Management software is not cheap and can cause neck and back problems (swiveling head back and forth to look at multiple consoles). There became a point where they wanted to become a performance-based IT Shop. They learned more about Applications Manager, Added VMWare and Storage monitoring, then added Service Desk to aid in their trouble ticketing and incident and change management processes.

There is a time when intuition based trouble shooting does not scale. Data needs to be collected to get a sense of what’s going on in the IT infrastructure. Then one must identify strength and weaknesses and measure progress against goals and historical data. All of which supports good decision making.

Selecting Metrics to Predict Performance

IT Metrics should be defined to fit the individual need. Not all infrastructures are the same. Within ManageEngine products, one can collect hundreds of arcane metrics. In some cases, IT shops are fire fighting all day and no one is aware of the performance metrics. Managing and controlling the IT metrics has big implications.

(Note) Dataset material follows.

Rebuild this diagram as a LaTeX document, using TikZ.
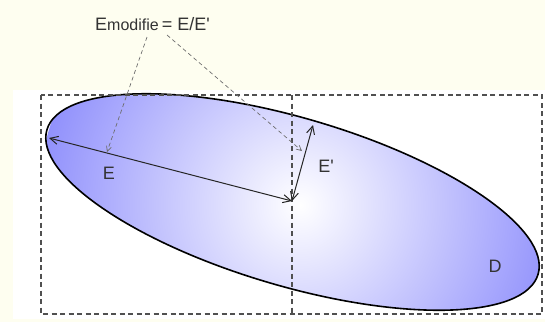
\documentclass[tikz,border=0pt]{standalone}
\usepackage{fontspec}
\setmainfont{Liberation Sans}[Ligatures=TeXOff]
\usetikzlibrary{arrows.meta}
\definecolor{cream}{RGB}{254,254,240}
\definecolor{outerblue}{RGB}{145,145,252}
\definecolor{boxgray}{RGB}{80,80,80}
\definecolor{annot}{RGB}{110,110,110}
\tikzset{
  dashbox/.style={draw=boxgray, line width=1.3pt, dash pattern=on 5pt off 3.5pt},
  annotline/.style={draw=annot, line width=0.7pt, dash pattern=on 4pt off 3pt, -{Straight Barb[length=5pt,width=5pt]}},
  measure/.style={draw=black!85, line width=1pt, {Straight Barb[length=8pt,width=8pt]}-{Straight Barb[length=8pt,width=8pt]}},
  lbl/.style={font=\fontsize{18}{20}\selectfont, inner sep=0pt, text=black!80}
}
\begin{document}
\begin{tikzpicture}[x=1pt,y=-1pt]
\useasboundingbox (0,0) rectangle (545,322);
\fill[cream] (0,0) rectangle (545,322);
\fill[white] (13,90) rectangle (545,319);
% coordinates
\coordinate (c) at (292,201);
\coordinate (eL) at (49,138);
\coordinate (eT) at (313,125);
\coordinate (tipE) at (107,152);
\coordinate (tipEp) at (302,151);
\coordinate (s1) at (147,37);
\coordinate (s2) at (167,35);
\coordinate (bTL) at (41,95);
\coordinate (bBR) at (542,314);
\coordinate (mT) at (292,95);
\coordinate (mB) at (292,314);
% ellipse with circular radial shading
\begin{scope}
  \clip[shift={(292.5,202)}, rotate=-16.4] (0,0) ellipse (256 and 84);
  \shade[inner color=white, outer color=outerblue] (300,205) circle (262);
\end{scope}
\draw[line width=1.6pt, shift={(292.5,202)}, rotate=-16.4] (0,0) ellipse (256 and 84);
% dashed boxes
\draw[dashbox] (bTL) rectangle (bBR);
\draw[dashbox] (mT) -- (mB);
% measures
\draw[measure] (eL) -- (c);
\draw[measure] (c) -- (eT);
% title
\node[anchor=base west, inner sep=0pt, text=black!80] (title) at (95,30)
  {\fontsize{18}{20}\selectfont E\fontsize{16}{18}\selectfont modifie\fontsize{18}{20}\selectfont\,= E/E'};
% annotation lines
\draw[annotline] (s1) -- (tipE);
\draw[annotline] (s2) -- (tipEp);
% labels
\node[lbl] (lE) at (109,173.5) {E};
\node[lbl] (lEp) at (326,166) {E'};
\node[lbl] (lD) at (495,266) {D};
\end{tikzpicture}
\end{document}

Downtime and loss of productivity definitely puts a hit on the financial bottom line. Just selecting just a few critical metrics is key to moving toward a performance driven organization. Visit the metrics continually to align with the decision making strategy. Then, make the metrics visible to all to see. Some of our customers put up a dashboard in high traffic areas. People became more aware and active in understanding the goals of the IT strategy, thus making everyone more accountable.

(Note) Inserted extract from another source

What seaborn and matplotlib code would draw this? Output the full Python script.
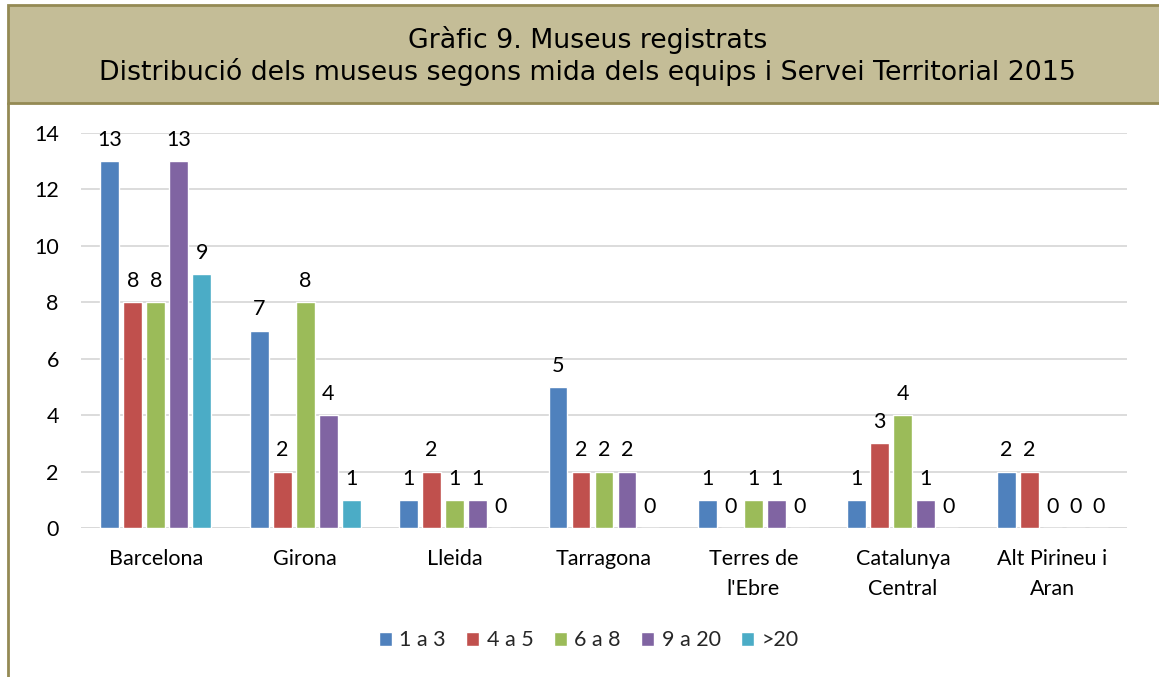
import seaborn as sns
import matplotlib.pyplot as plt
import pandas as pd
from matplotlib.patches import Rectangle, Patch
from matplotlib.lines import Line2D

# data
serveis = ["Barcelona", "Girona", "Lleida", "Tarragona",
           "Terres de\nl'Ebre", "Catalunya\nCentral", "Alt Pirineu i\nAran"]
mides = ["1 a 3", "4 a 5", "6 a 8", "9 a 20", ">20"]
v_1a3 = [13, 7, 1, 5, 1, 1, 2]
v_4a5 = [8, 2, 2, 2, 0, 3, 2]
v_6a8 = [8, 8, 1, 2, 1, 4, 0]
v_9a20 = [13, 4, 1, 2, 1, 1, 0]
v_mes20 = [9, 1, 0, 0, 0, 0, 0]
colors = ["#4F81BD", "#C0504D", "#9BBB59", "#8064A2", "#4BACC6"]

rows = []
for mida, vals in zip(mides, [v_1a3, v_4a5, v_6a8, v_9a20, v_mes20]):
    for s, v in zip(serveis, vals):
        rows.append({"servei": s, "mida": mida, "museus": v})
df = pd.DataFrame(rows)

sns.set_theme(style="white")
plt.rcParams["font.family"] = ["Lato", "DejaVu Sans"]

fig = plt.figure(figsize=(11.59, 6.77), dpi=100)
ax = fig.add_axes([0.0699, 0.2201, 0.9025, 0.5834])

sns.barplot(data=df, x="servei", y="museus", hue="mida", order=serveis,
            hue_order=mides, palette=colors, width=0.77, gap=0.18,
            saturation=1, ax=ax, legend=False)

for c in ax.containers:
    ax.bar_label(c, fmt="%g", padding=8, fontsize=15.5, color="black")

ax.set_ylim(0, 14)
ax.set_xlim(-0.5, 6.5)
ax.set_yticks(range(0, 15, 2))
ax.yaxis.grid(True, color="#D9D9D9", lw=1.3)
ax.set_axisbelow(True)
for sp in ax.spines.values():
    sp.set_visible(False)
ax.axhline(0, color="#D9D9D9", lw=1.3, zorder=0)
ax.set_xlabel("")
ax.set_ylabel("")
ax.tick_params(axis="y", length=0, pad=16, labelsize=15.5, labelcolor="black")
ax.tick_params(axis="x", length=0, pad=15, labelsize=15.5, labelcolor="black")
for t in ax.get_xticklabels():
    t.set_linespacing(1.65)

handles = [Patch(facecolor=c, label=m) for c, m in zip(colors, mides)]
fig.legend(handles=handles, loc="center", bbox_to_anchor=(0.508, 0.054),
           ncol=5, frameon=False, fontsize=15.5, handlelength=0.6,
           handleheight=0.6, handletextpad=0.35, columnspacing=0.95)

# title box and outer frame
fig.patches.append(Rectangle((8 / 1159, 1 - 103 / 677), 1.0, 98 / 677,
                             transform=fig.transFigure, facecolor="#C4BD97",
                             edgecolor="#948A54", lw=2, zorder=0))
fig.lines.append(Line2D([8 / 1159, 8 / 1159], [0, 1 - 103 / 677],
                        transform=fig.transFigure, color="#948A54", lw=2))
fig.text(0.507, 1 - 40 / 677, "Gràfic 9. Museus registrats", ha="center",
         va="center", fontsize=19.3, family="DejaVu Sans", color="black")
fig.text(0.507, 1 - 72 / 677,
         "Distribució dels museus segons mida dels equips i Servei Territorial 2015",
         ha="center", va="center", fontsize=19.3, family="DejaVu Sans",
         color="black")

fig.savefig("out.png", dpi=100)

Below are customer examples to drive the point home.

Jamie Gilbert, Director, CIO of CD Baby, the largest online distributor of independent music is using ManageEngine Applications Manager and Service Desk. He said there is an expectation within the organization of no downtime. Uptime metrics and SLA reporting for long term trending for site performance using URL sequence testing is invaluable. Not only performance driven, he also uses it for troubleshooting analysis.

In a previous position, he implemented Applications Manager to monitor 450 real and virtual servers in a mixed Windows and Linux environment with MS-SQL and Oracle databases. He experienced issues with a new application running on Apache, tomcat, and Java. While using real time performance reporting in Applications Manager along with long term trending and comparative analysis reporting across servers, they were able to hone in on the root cause of the issue. The root cause ended up being application programming issue in conjunction with tomcat connection limitations and JVM memory allocation. It was a multifaceted problem and Applications Manager made it possible to see the problems very easily and allowed the team to come up with a path to resolution.

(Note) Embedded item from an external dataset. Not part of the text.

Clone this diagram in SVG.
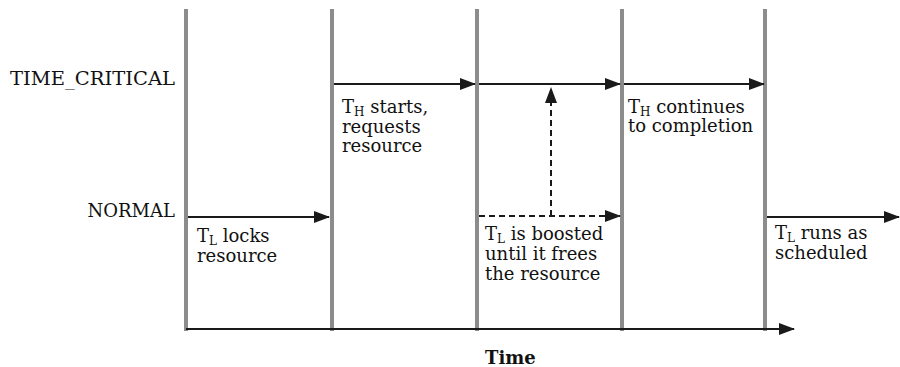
<svg xmlns="http://www.w3.org/2000/svg" width="900" height="367" viewBox="0 0 900 367">
<style>
  .bg { fill: #ffffff; }
  .bar { stroke: #8c8c8c; stroke-width: 4; fill: none; }
  .line { stroke: #1a1a1a; stroke-width: 2; fill: none; }
  .dash { stroke: #1a1a1a; stroke-width: 2; fill: none; stroke-dasharray: 6 4; }
  .lbl { font-family: "DejaVu Serif", "Liberation Serif", serif; font-size: 18px; fill: #111; }
  .sub { font-size: 12px; }
  .bold { font-weight: bold; }
</style>
<defs>
  <marker id="ah" markerUnits="userSpaceOnUse" markerWidth="16" markerHeight="12" viewBox="0 0 16 12" refX="15" refY="6" orient="auto">
    <path d="M0,0 L16,6 L0,12 Z" fill="#1a1a1a"/>
  </marker>
</defs>
<rect class="bg" x="0" y="0" width="900" height="367"/>

<g id="timeline-bars">
  <line class="bar" x1="186" y1="9" x2="186" y2="331"/>
  <line class="bar" x1="332" y1="9" x2="332" y2="331"/>
  <line class="bar" x1="477" y1="9" x2="477" y2="331"/>
  <line class="bar" x1="622" y1="9" x2="622" y2="331"/>
  <line class="bar" x1="765" y1="9" x2="765" y2="331"/>
</g>

<g id="connectors">
  <line class="line" x1="188" y1="217" x2="329" y2="217" marker-end="url(#ah)"/>
  <line class="line" x1="334" y1="84" x2="475" y2="84" marker-end="url(#ah)"/>
  <line class="line" x1="479" y1="84" x2="620" y2="84" marker-end="url(#ah)"/>
  <line class="line" x1="624" y1="84" x2="764" y2="84" marker-end="url(#ah)"/>
  <line class="dash" x1="479" y1="216" x2="620" y2="216" marker-end="url(#ah)"/>
  <line class="dash" x1="551" y1="216" x2="551" y2="88" marker-end="url(#ah)"/>
  <line class="line" x1="767" y1="217" x2="899" y2="217" marker-end="url(#ah)"/>
  <line class="line" x1="186" y1="329" x2="794" y2="329" marker-end="url(#ah)"/>
</g>

<g id="level-labels">
  <text class="lbl" x="175" y="85" text-anchor="end" textLength="165" lengthAdjust="spacingAndGlyphs">TIME_CRITICAL</text>
  <text class="lbl" x="175" y="217" text-anchor="end">NORMAL</text>
</g>

<g id="label-tl-locks">
  <text class="lbl" x="197" y="242">T<tspan class="sub" dy="3">L</tspan><tspan dy="-3"> locks</tspan></text>
  <text class="lbl" x="197" y="262">resource</text>
</g>

<g id="label-th-starts">
  <text class="lbl" x="342" y="113">T<tspan class="sub" dy="3">H</tspan><tspan dy="-3"> starts,</tspan></text>
  <text class="lbl" x="342" y="133">requests</text>
  <text class="lbl" x="342" y="152">resource</text>
</g>

<g id="label-tl-boosted">
  <text class="lbl" x="485" y="240">T<tspan class="sub" dy="3">L</tspan><tspan dy="-3"> is boosted</tspan></text>
  <text class="lbl" x="485" y="260">until it frees</text>
  <text class="lbl" x="485" y="280">the resource</text>
</g>

<g id="label-th-continues">
  <text class="lbl" x="628" y="113">T<tspan class="sub" dy="3">H</tspan><tspan dy="-3"> continues</tspan></text>
  <text class="lbl" x="628" y="132">to completion</text>
</g>

<g id="label-tl-runs">
  <text class="lbl" x="775" y="239">T<tspan class="sub" dy="3">L</tspan><tspan dy="-3"> runs as</tspan></text>
  <text class="lbl" x="775" y="259">scheduled</text>
</g>

<g id="axis-label">
  <text class="lbl bold" x="485" y="364">Time</text>
</g>
</svg>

Darren Qualls, CTO of Premier Global Technologies, user of ManageEngine IT360 explains database performance this way. Slow performing databases can be extremely tricky to chase down. An example would be a 9 Terabytes of SQL server data and throw a $20k piece of hardware at it. The likelihood is you’re still going to have problems. There are a few common issues you will run into with database servers. In most cases, you will want to start with lock waits. This is one of the standard metrics for any product. There are so many ways you can mess up record locking and not even know it for a year or two.

In 90% of the cases, record lock issues are only a drop in the bucket. The next thing I run into is the disks. Slow disk access will take a half million dollar blade System to its knees EVERY time! There are so many things that I have to categorically rate as self imposed; incorrect normalization of data, bugs in code, incorrect commit placement or parameters, etc. Even underpowered hardware with incorrect initial specs, organic growth, expired systems will cause problems. Another is telecom issues that can be anything that revolves externally around the system, network setup or remote pulls on queries for reports.

These are your common 3 server setups you’ll need for network maps and traffic monitoring to isolate the data to determine the issue. Do not skimp, without it you may end up taking about 3 times the effort to resolve it.